Release: Materialize 0.5

November 24, 2020

We recently released Materialize 0.5! Here’s what’s new and improved.

What’s changed in Materialize 0.5

Version 0.5 includes a number of improvements to help run Materialize in production and connect it to other systems. These include improved Postgres compatibility and beta releases of source caching and tables.

As more customers bring Materialize to production, we have focused our efforts on polishing the features it takes to run Materialize reliably and on supporting connections to enterprise infrastructures.

Expanding our support for Postgres: tables and system catalog

We’ve added more ways to get started with Materialize.

Tables From day one, Materialize supported the Postgres wire protocol. To make Materialize easy to use, wherever possible we support Postgres’ SQL dialect rather than a pseudo-SQL or a SQL-esque format. This allows you to reuse your existing SQL and minimize migration efforts.

To make it easier to send data to Materialize, we now support tables. Tables are great for quickly loading static data into Materialize. You can implement and modify tables with the CREATE TABLE, DROP TABLE, INSERT and SHOW CREATE TABLE statements. Tables are conceptually similar to a source, but the data in a table is managed by Materialize, rather than by Kafka or a filesystem.

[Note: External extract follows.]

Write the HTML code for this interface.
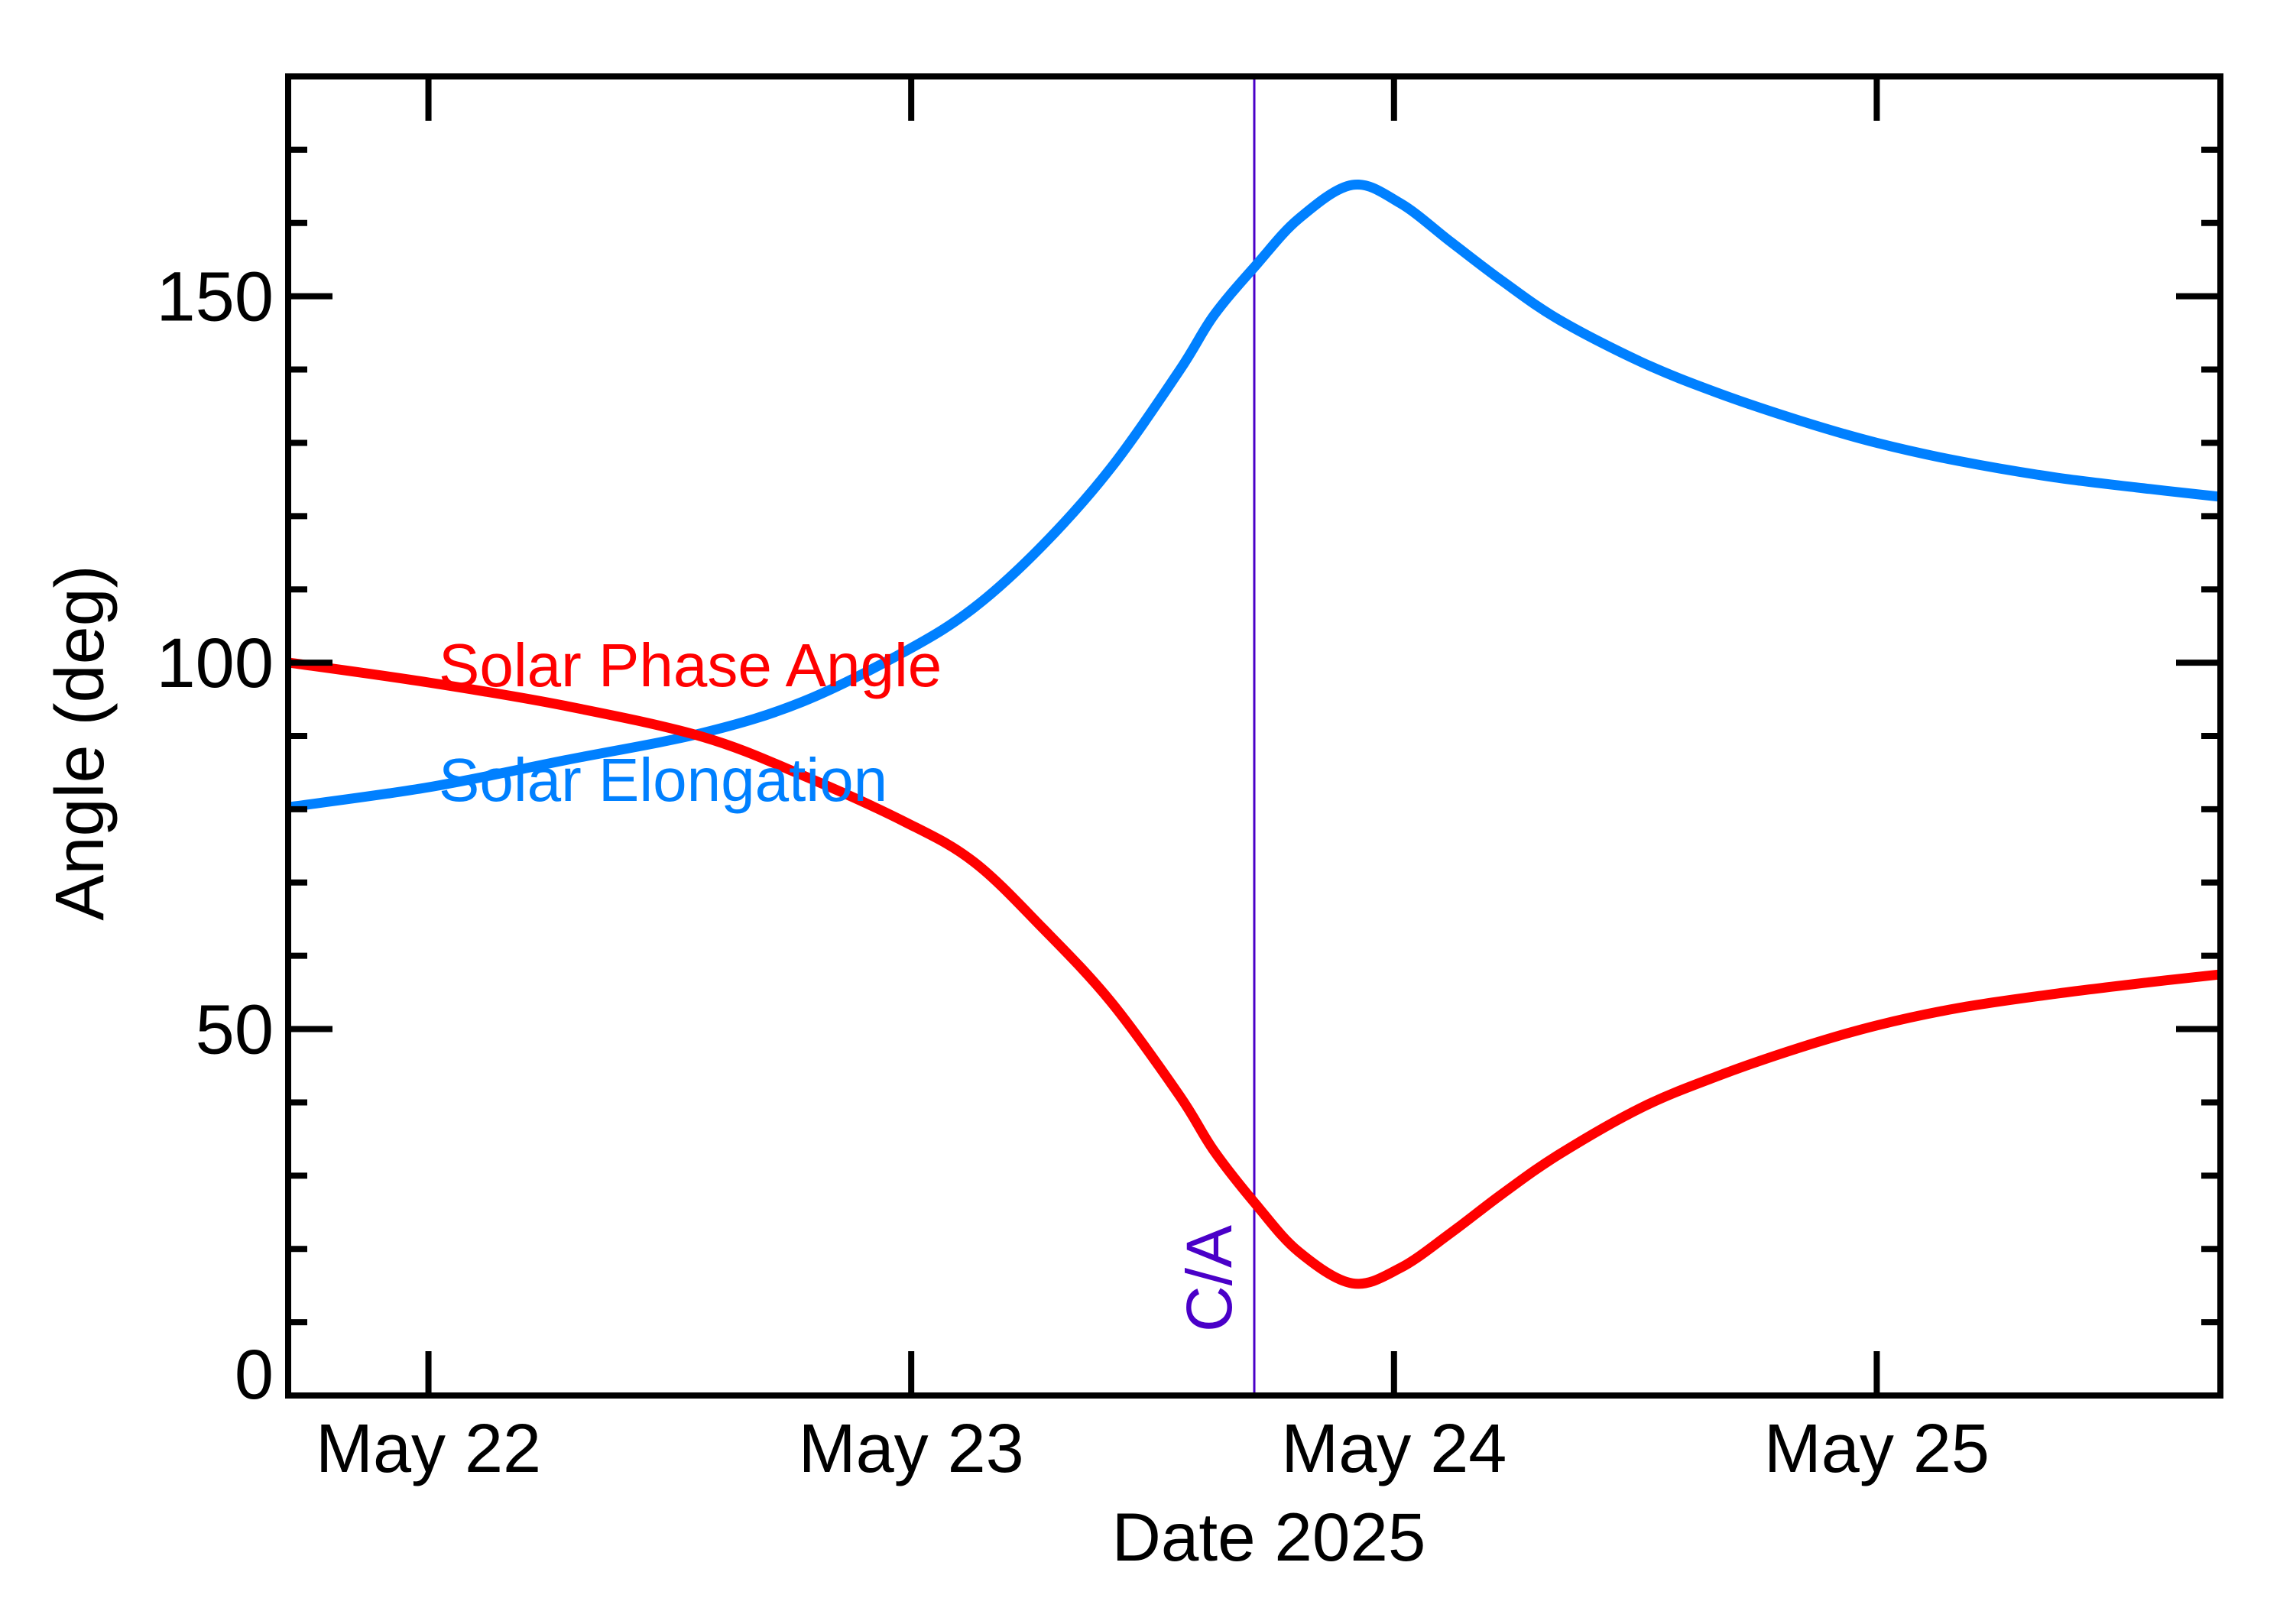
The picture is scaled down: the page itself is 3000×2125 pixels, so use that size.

Note that table data is currently ephemeral: data inserted into a table does not persist across restarts. To handle long-lived data in Materialize, we recommend you pair your table data with file sources and sinks.

System Catalog Materialize now exposes metadata about the running Materialize instance in the new system catalog, which describes the various sources, tables, and views that can be queried via SQL. This is a stepping stone towards improving support of software across the Postgres ecosystem.

We’re prioritizing support for Postgres-compatible software based on user feedback, so please don’t hesitate to let us know what you’d be interested in!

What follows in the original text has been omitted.